STATED GOAL ->
Omit the images, then output each of the records below exactly.

--- Begin DATA LINES ---

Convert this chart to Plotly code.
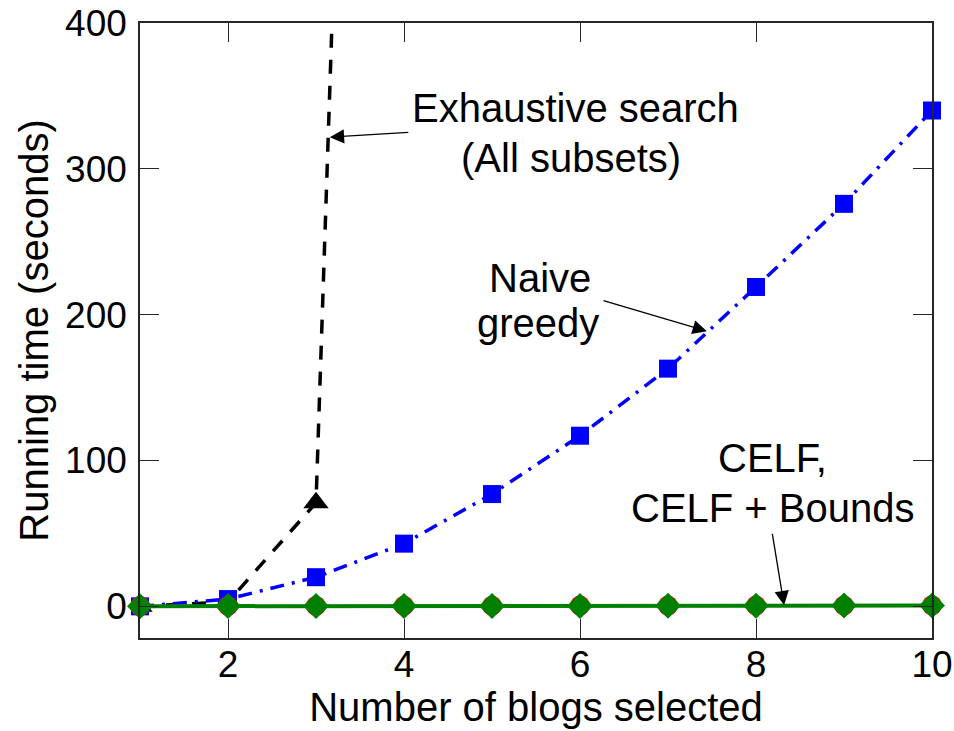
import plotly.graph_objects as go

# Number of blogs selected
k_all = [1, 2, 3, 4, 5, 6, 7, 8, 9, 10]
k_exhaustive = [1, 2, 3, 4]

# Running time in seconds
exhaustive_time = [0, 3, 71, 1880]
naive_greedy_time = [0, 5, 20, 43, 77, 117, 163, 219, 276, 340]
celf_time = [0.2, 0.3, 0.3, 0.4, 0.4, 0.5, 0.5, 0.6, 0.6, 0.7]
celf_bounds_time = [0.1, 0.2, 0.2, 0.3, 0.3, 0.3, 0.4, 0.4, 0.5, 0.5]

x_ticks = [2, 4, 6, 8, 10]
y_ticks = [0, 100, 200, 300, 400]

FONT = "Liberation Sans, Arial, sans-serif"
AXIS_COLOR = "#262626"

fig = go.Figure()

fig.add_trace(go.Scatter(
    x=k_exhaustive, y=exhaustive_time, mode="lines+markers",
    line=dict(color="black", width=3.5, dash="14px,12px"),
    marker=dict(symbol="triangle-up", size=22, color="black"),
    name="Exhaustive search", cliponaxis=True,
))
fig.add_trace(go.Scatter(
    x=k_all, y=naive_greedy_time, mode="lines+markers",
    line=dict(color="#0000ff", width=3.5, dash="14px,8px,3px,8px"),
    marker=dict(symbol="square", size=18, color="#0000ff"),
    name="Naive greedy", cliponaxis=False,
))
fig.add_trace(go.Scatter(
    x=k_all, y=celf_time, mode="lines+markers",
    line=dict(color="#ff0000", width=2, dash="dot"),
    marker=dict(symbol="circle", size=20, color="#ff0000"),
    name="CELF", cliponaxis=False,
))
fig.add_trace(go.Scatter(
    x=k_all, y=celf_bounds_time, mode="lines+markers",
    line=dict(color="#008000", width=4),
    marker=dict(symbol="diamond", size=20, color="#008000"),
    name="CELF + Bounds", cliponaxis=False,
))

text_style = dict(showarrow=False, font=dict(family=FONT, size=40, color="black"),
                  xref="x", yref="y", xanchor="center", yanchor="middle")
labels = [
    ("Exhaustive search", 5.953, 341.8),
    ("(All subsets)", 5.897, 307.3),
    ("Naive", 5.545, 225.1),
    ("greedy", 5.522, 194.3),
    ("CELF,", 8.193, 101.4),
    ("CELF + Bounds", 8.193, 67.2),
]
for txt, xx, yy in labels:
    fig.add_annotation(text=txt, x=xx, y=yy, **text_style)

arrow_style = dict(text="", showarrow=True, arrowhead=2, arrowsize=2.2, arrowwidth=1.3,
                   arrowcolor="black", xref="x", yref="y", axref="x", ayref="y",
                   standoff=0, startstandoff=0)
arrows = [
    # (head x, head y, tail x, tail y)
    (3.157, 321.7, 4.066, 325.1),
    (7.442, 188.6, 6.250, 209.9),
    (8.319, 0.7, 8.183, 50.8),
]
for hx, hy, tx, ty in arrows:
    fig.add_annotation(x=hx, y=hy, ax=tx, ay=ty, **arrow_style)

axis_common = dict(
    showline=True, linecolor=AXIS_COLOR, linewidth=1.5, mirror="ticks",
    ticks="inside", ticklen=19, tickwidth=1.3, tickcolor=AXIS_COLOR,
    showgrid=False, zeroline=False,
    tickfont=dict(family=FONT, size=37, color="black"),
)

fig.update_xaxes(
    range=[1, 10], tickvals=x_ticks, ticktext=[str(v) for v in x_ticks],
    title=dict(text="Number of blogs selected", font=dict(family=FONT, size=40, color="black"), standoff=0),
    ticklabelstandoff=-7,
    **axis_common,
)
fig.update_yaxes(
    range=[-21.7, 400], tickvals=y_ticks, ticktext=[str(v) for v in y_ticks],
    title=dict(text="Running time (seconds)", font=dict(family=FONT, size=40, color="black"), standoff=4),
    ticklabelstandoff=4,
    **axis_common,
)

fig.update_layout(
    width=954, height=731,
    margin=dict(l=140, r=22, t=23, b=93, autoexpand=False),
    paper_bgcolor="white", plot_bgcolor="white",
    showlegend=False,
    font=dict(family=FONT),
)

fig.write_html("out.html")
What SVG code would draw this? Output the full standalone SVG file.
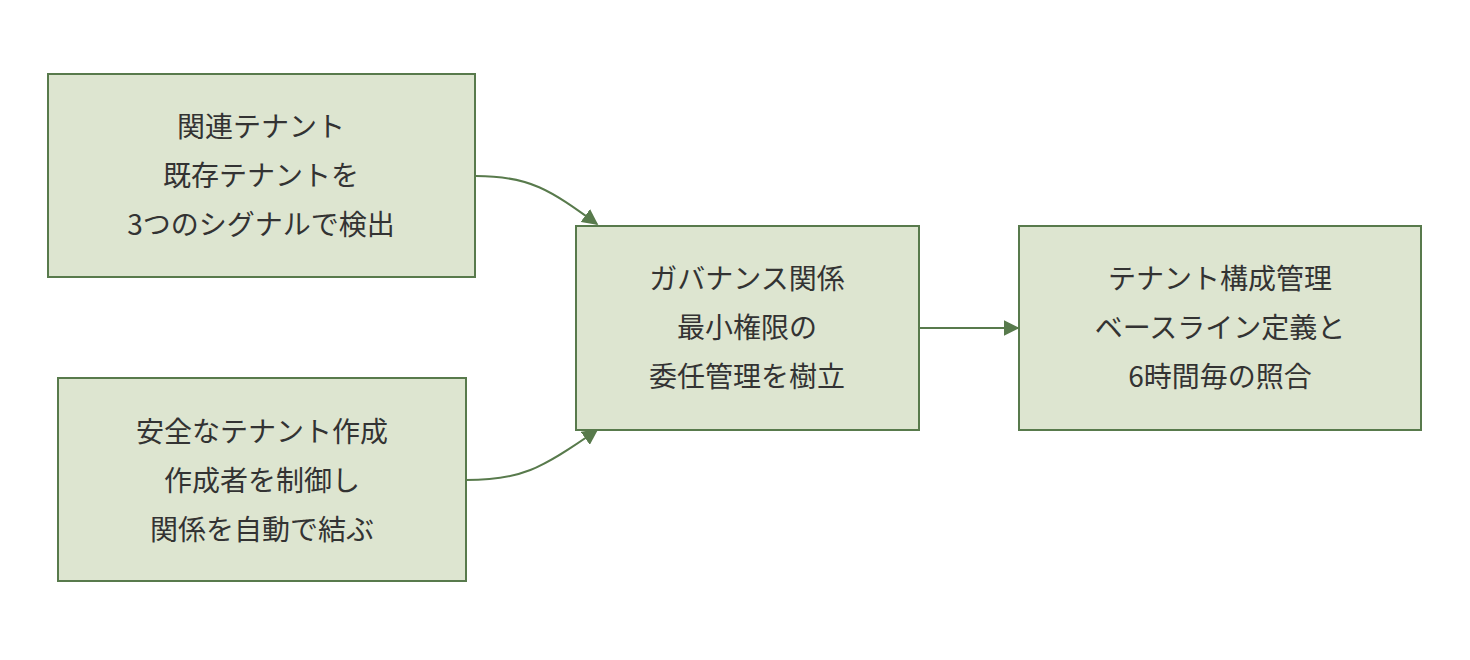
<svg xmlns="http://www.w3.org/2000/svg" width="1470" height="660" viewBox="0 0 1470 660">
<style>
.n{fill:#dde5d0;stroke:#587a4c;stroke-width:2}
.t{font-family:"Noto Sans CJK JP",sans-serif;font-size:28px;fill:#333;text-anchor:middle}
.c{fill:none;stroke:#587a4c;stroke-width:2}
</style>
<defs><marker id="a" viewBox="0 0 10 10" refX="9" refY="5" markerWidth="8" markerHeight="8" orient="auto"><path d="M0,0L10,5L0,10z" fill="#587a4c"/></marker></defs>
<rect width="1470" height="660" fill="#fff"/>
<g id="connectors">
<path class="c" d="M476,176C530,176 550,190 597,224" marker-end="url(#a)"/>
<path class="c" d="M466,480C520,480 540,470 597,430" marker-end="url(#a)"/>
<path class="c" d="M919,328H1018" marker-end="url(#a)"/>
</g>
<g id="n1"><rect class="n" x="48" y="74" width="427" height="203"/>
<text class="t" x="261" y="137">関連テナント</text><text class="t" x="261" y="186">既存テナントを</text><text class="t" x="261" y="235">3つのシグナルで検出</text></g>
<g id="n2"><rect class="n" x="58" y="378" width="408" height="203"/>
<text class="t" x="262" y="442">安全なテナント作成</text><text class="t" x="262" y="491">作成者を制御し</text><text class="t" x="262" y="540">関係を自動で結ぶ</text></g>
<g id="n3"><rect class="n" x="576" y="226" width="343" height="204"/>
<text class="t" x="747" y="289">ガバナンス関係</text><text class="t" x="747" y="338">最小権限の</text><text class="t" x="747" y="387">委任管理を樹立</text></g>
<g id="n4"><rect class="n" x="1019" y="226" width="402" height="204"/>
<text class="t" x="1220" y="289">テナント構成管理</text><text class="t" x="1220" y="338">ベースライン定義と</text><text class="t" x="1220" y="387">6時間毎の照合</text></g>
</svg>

--- End DATA LINES ---

RESPONSE ->
Convert this chart to Plotly code.
import plotly.graph_objects as go

# Number of blogs selected
k_all = [1, 2, 3, 4, 5, 6, 7, 8, 9, 10]
k_exhaustive = [1, 2, 3, 4]

# Running time in seconds
exhaustive_time = [0, 3, 71, 1880]
naive_greedy_time = [0, 5, 20, 43, 77, 117, 163, 219, 276, 340]
celf_time = [0.2, 0.3, 0.3, 0.4, 0.4, 0.5, 0.5, 0.6, 0.6, 0.7]
celf_bounds_time = [0.1, 0.2, 0.2, 0.3, 0.3, 0.3, 0.4, 0.4, 0.5, 0.5]

x_ticks = [2, 4, 6, 8, 10]
y_ticks = [0, 100, 200, 300, 400]

FONT = "Liberation Sans, Arial, sans-serif"
AXIS_COLOR = "#262626"

fig = go.Figure()

fig.add_trace(go.Scatter(
    x=k_exhaustive, y=exhaustive_time, mode="lines+markers",
    line=dict(color="black", width=3.5, dash="14px,12px"),
    marker=dict(symbol="triangle-up", size=22, color="black"),
    name="Exhaustive search", cliponaxis=True,
))
fig.add_trace(go.Scatter(
    x=k_all, y=naive_greedy_time, mode="lines+markers",
    line=dict(color="#0000ff", width=3.5, dash="14px,8px,3px,8px"),
    marker=dict(symbol="square", size=18, color="#0000ff"),
    name="Naive greedy", cliponaxis=False,
))
fig.add_trace(go.Scatter(
    x=k_all, y=celf_time, mode="lines+markers",
    line=dict(color="#ff0000", width=2, dash="dot"),
    marker=dict(symbol="circle", size=20, color="#ff0000"),
    name="CELF", cliponaxis=False,
))
fig.add_trace(go.Scatter(
    x=k_all, y=celf_bounds_time, mode="lines+markers",
    line=dict(color="#008000", width=4),
    marker=dict(symbol="diamond", size=20, color="#008000"),
    name="CELF + Bounds", cliponaxis=False,
))

text_style = dict(showarrow=False, font=dict(family=FONT, size=40, color="black"),
                  xref="x", yref="y", xanchor="center", yanchor="middle")
labels = [
    ("Exhaustive search", 5.953, 341.8),
    ("(All subsets)", 5.897, 307.3),
    ("Naive", 5.545, 225.1),
    ("greedy", 5.522, 194.3),
    ("CELF,", 8.193, 101.4),
    ("CELF + Bounds", 8.193, 67.2),
]
for txt, xx, yy in labels:
    fig.add_annotation(text=txt, x=xx, y=yy, **text_style)

arrow_style = dict(text="", showarrow=True, arrowhead=2, arrowsize=2.2, arrowwidth=1.3,
                   arrowcolor="black", xref="x", yref="y", axref="x", ayref="y",
                   standoff=0, startstandoff=0)
arrows = [
    # (head x, head y, tail x, tail y)
    (3.157, 321.7, 4.066, 325.1),
    (7.442, 188.6, 6.250, 209.9),
    (8.319, 0.7, 8.183, 50.8),
]
for hx, hy, tx, ty in arrows:
    fig.add_annotation(x=hx, y=hy, ax=tx, ay=ty, **arrow_style)

axis_common = dict(
    showline=True, linecolor=AXIS_COLOR, linewidth=1.5, mirror="ticks",
    ticks="inside", ticklen=19, tickwidth=1.3, tickcolor=AXIS_COLOR,
    showgrid=False, zeroline=False,
    tickfont=dict(family=FONT, size=37, color="black"),
)

fig.update_xaxes(
    range=[1, 10], tickvals=x_ticks, ticktext=[str(v) for v in x_ticks],
    title=dict(text="Number of blogs selected", font=dict(family=FONT, size=40, color="black"), standoff=0),
    ticklabelstandoff=-7,
    **axis_common,
)
fig.update_yaxes(
    range=[-21.7, 400], tickvals=y_ticks, ticktext=[str(v) for v in y_ticks],
    title=dict(text="Running time (seconds)", font=dict(family=FONT, size=40, color="black"), standoff=4),
    ticklabelstandoff=4,
    **axis_common,
)

fig.update_layout(
    width=954, height=731,
    margin=dict(l=140, r=22, t=23, b=93, autoexpand=False),
    paper_bgcolor="white", plot_bgcolor="white",
    showlegend=False,
    font=dict(family=FONT),
)

fig.write_html("out.html")
What SVG code would draw this? Output the full standalone SVG file.
<svg xmlns="http://www.w3.org/2000/svg" width="1470" height="660" viewBox="0 0 1470 660">
<style>
.n{fill:#dde5d0;stroke:#587a4c;stroke-width:2}
.t{font-family:"Noto Sans CJK JP",sans-serif;font-size:28px;fill:#333;text-anchor:middle}
.c{fill:none;stroke:#587a4c;stroke-width:2}
</style>
<defs><marker id="a" viewBox="0 0 10 10" refX="9" refY="5" markerWidth="8" markerHeight="8" orient="auto"><path d="M0,0L10,5L0,10z" fill="#587a4c"/></marker></defs>
<rect width="1470" height="660" fill="#fff"/>
<g id="connectors">
<path class="c" d="M476,176C530,176 550,190 597,224" marker-end="url(#a)"/>
<path class="c" d="M466,480C520,480 540,470 597,430" marker-end="url(#a)"/>
<path class="c" d="M919,328H1018" marker-end="url(#a)"/>
</g>
<g id="n1"><rect class="n" x="48" y="74" width="427" height="203"/>
<text class="t" x="261" y="137">関連テナント</text><text class="t" x="261" y="186">既存テナントを</text><text class="t" x="261" y="235">3つのシグナルで検出</text></g>
<g id="n2"><rect class="n" x="58" y="378" width="408" height="203"/>
<text class="t" x="262" y="442">安全なテナント作成</text><text class="t" x="262" y="491">作成者を制御し</text><text class="t" x="262" y="540">関係を自動で結ぶ</text></g>
<g id="n3"><rect class="n" x="576" y="226" width="343" height="204"/>
<text class="t" x="747" y="289">ガバナンス関係</text><text class="t" x="747" y="338">最小権限の</text><text class="t" x="747" y="387">委任管理を樹立</text></g>
<g id="n4"><rect class="n" x="1019" y="226" width="402" height="204"/>
<text class="t" x="1220" y="289">テナント構成管理</text><text class="t" x="1220" y="338">ベースライン定義と</text><text class="t" x="1220" y="387">6時間毎の照合</text></g>
</svg>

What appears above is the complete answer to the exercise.